Glass Houses begins in the present, with Gamache on the witness stand at a murder trial. The story moves back and forth between this trial and the recent past (eight months earlier) when the events leading to the murder occurred.
These events began with a mysterious figure, dressed all in black – robes, hood, mask, gloves, boots, the whole works – shows up in Three Pines. No one knows who it is and, legally, Gamache can take no action to make the person move on. The unknown individual’s identity is so obscured by the disguise and their presence so menacing, the villagers have taken to thinking of him/her as Death.
Indeed, the whole book seems to be about death: death in the past, death in the present, and deaths that will occur in the future.
“That thing is here because someone in the village doesn’t have a quiet conscience.”

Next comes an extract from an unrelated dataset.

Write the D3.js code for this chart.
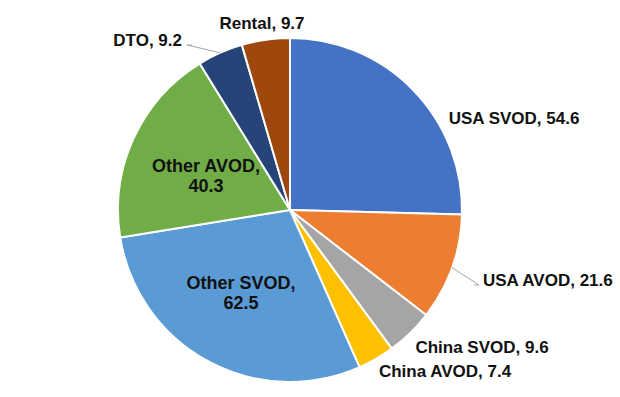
<!DOCTYPE html>
<html>
<head>
<meta charset="utf-8">
<script src="https://cdn.jsdelivr.net/npm/d3@7"></script>
<style>
  body { margin: 0; background: #fff; }
  svg { display: block; }
  text { font-family: Arial, "Liberation Sans", sans-serif; font-weight: bold; fill: #111; }
</style>
</head>
<body>
<script>
// Data for the pie, clockwise from 12 o'clock
const categories = ["USA SVOD", "USA AVOD", "China SVOD", "China AVOD", "Other SVOD", "Other AVOD", "DTO", "Rental"];
const values = [54.6, 21.6, 9.6, 7.4, 62.5, 40.3, 9.2, 9.7];
const colors = ["#4472C4", "#ED7D31", "#A5A5A5", "#FFC000", "#5B9BD5", "#70AD47", "#264478", "#9E480E"];

// Label placement (offset from pie centre, text-anchor, leader line?)
const labelLayout = [
  {dx: 224, dy: -86, anchor: "middle"},
  {dx: 193, dy: 76, anchor: "start", leader: [[-4, -1], [-9, -1]]},
  {dx: 192, dy: 143, anchor: "middle"},
  {dx: 155, dy: 167, anchor: "middle"},
  {dx: -49, dy: 79, anchor: "middle", inside: true},
  {dx: -84, dy: -38, anchor: "middle", inside: true},
  {dx: -108, dy: -164, anchor: "end", leader: [[5, -1], [10, -1]]},
  {dx: -28, dy: -181, anchor: "middle"}
];

const W = 620, H = 397;
const cx = 290, cy = 210, radius = 172;

const svg = d3.select("body")
  .append("svg")
    .attr("width", W)
    .attr("height", H);

const g = svg.append("g")
  .attr("transform", "translate(" + cx + "," + cy + ")");

const data = categories.map((c, i) => ({name: c, value: values[i], color: colors[i], lab: labelLayout[i]}));

const pie = d3.pie().value(d => d.value).sort(null);
const arc = d3.arc().innerRadius(0).outerRadius(radius);
const edgeArc = d3.arc().innerRadius(radius).outerRadius(radius);

const arcs = pie(data);

// Slices
g.selectAll("path.slice")
  .data(arcs)
  .enter()
  .append("path")
    .attr("class", "slice")
    .attr("d", arc)
    .attr("fill", d => d.data.color)
    .attr("stroke", "#fff")
    .attr("stroke-width", 2)
    .attr("stroke-linejoin", "round");

// Leader lines
arcs.filter(d => d.data.lab.leader).forEach(d => {
  const lab = d.data.lab;
  const start = edgeArc.centroid(d);
  const pts = [start, [lab.dx + lab.leader[0][0], lab.dy + lab.leader[0][1]], [lab.dx + lab.leader[1][0], lab.dy + lab.leader[1][1]]];
  g.append("path")
    .attr("d", d3.line()([pts[0], pts[1], pts[2]].reverse()))
    .attr("fill", "none")
    .attr("stroke", "#a6a6a6")
    .attr("stroke-width", 1);
});

// Labels
arcs.forEach(d => {
  const lab = d.data.lab;
  const t = g.append("text")
    .attr("text-anchor", lab.anchor)
    .style("font-size", lab.inside ? "18px" : "17px");
  if (lab.inside) {
    t.append("tspan").attr("x", lab.dx).attr("y", lab.dy).text(d.data.name + ",");
    t.append("tspan").attr("x", lab.dx).attr("y", lab.dy + 20).text(d3.format(".1f")(d.data.value));
  } else {
    t.attr("x", lab.dx).attr("y", lab.dy).text(d.data.name + ", " + d3.format(".1f")(d.data.value));
  }
});
</script>
</body>
</html>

While more revelations and research shed light on the figure or, more accurately, what its presence represents, everyone is still in the dark as to who it may have come for.
Then there is the murder.
From the start, the story is dark and obscure and remains that way for about one-third of the book, around which time a body is discovered and the victim revealed. Even then, you don’t know who is on trial until much later on.
In many ways, while connected, the murder is secondary to the real issue at hand, a problem being fought by Gamache and his team. He is fighting a war he is determined to win. There is plenty of subterfuge going around and Gamache is in the thick of it with his own barely legal masterminding and manoeuvring. The murder is not Gamache’s main objective but he uses the circumstances and the trial as pawns in his war. While the means he uses seem the only way to win this war, the consequences can be devastating, even if he wins.
The book started out on a slow simmer, with the temperature climbing bit by bit after the first quarter. From there, it steadily builds up into a raging and shocking inferno. It was a different pace from usual but I enjoyed it, and I’m eager to know how the consequences arising from all that happened in Glass Houses play out in the next book, Kingdom of the Blind.